Cisco’s operating expenses of $4.5 billion were 4.7% higher than $4.3 billion incurred in the year-ago quarter. However, all three expenses, research & development, general & administrative and sales & marketing declined as a percentage of sales from the year-ago quarters. The net result was an operating margin of 23.8%, down 30 bps from 24.1% in the year-ago quarter.
On a GAAP basis, Cisco recorded a net profit of $2.5 billion or 46 cents per share compared with $2.2 billion or 40 cents per share in the year-ago quarter. On a pro forma basis, Cisco generated adjusted net profit of $2.59 billion or earnings per share of 48 cents per share in the last quarter compared with $2.34 billion or 43 cents in the year-ago quarter.
Our pro forma figure excludes certain one-time items but includes stock-based compensation expenses.
Cisco ended the quarter with cash and investments balance of $47.4 billion, up $1.0 billion during the quarter. Trade receivables were $4.94 billion, up from $4.46 billion in the prior quarter.
The company generated operating cash flow of over $3.1 billion and spent $1.8 billion on share repurchases and dividends.

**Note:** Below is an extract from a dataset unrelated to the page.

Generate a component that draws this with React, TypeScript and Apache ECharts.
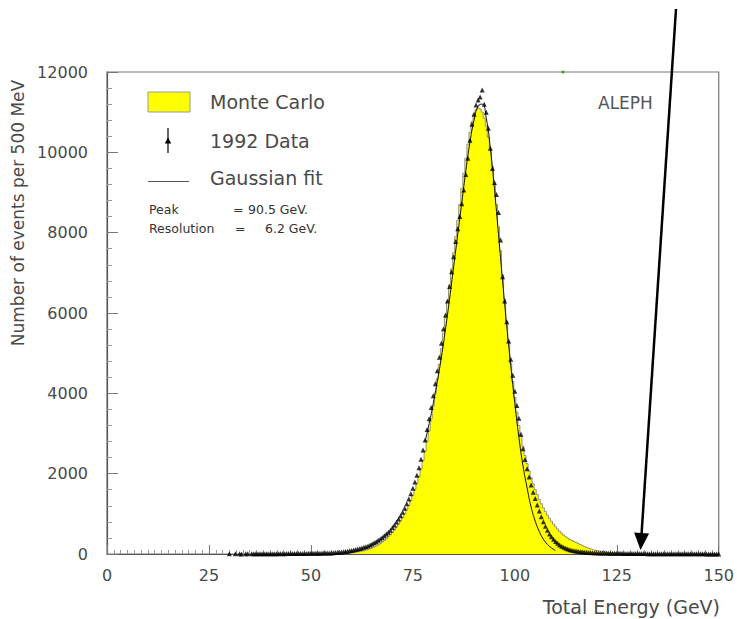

Share Repurchase & Dividend
During the quarter, Cisco repurchased approximately 41 million shares of common stock under the stock repurchase program at an average price of $20.85 per share for an aggregate purchase price of $860 million.
The company paid a cash dividend of $0.17 per common share, or $905 million.
For the fourth quarter of fiscal 2013, Cisco expects revenues to increase in the range of 4% to 7% on a year-over-year basis. Non-GAAP gross margin is expected to be 61%–62% and non-GAAP operating margin is expected to be 27.5%–28.5% of revenues. The company expects a non-GAAP tax rate of 21%, yielding non-GAAP earnings of 50 to 52 cents per share. GAAP earnings are expected in the range of 7 to 10 cents.
Cisco reported strong third-quarter results and its outlook remains positive. Both the top and bottom-line results exceeded the prior-year figures.
It is apparent that Cisco’s focus on various growth businesses including cloud computing, mobile, data center, and others is paying off. Additionally, Cisco’s strategy of pursuing growth opportunities in international markets has helped to deliver positive results. Cisco is already the best entrenched company across the world and despite growing competition from several smaller players, the company appears to be holding its own.
Order growth in the last quarter was quite encouraging and the trend is reflective of Cisco’s superior strategy and innovation. Increasing strength in data center and wireless businesses will help to maintain the company’s strength.
Additionally, the focus on new products and acquisitions resulted in continued market share gains. In this quarter, the company completed the divestiture of Linksys, continued NDS integration and announced two more acquisitions in order to deliver top-line growth and profitability.
Others like Hewlett Packard Company (HPQ - Analyst Report) and the Chinese company Huawei have manufacturing operations in low-cost countries, which make them more competitive. They are also interested in sacrificing margins for market share gains. This remains a major concern for Cisco in the near term.
Currently, Cisco carries a Zacks Rank #4 (Sell). Other stocks that have been performing well and are worth a look include Hasbro Inc. (HAS - Analyst Report) and Netflix Inc. (NFLX - Analyst Report) , both with a Zacks Rank #2 (Buy).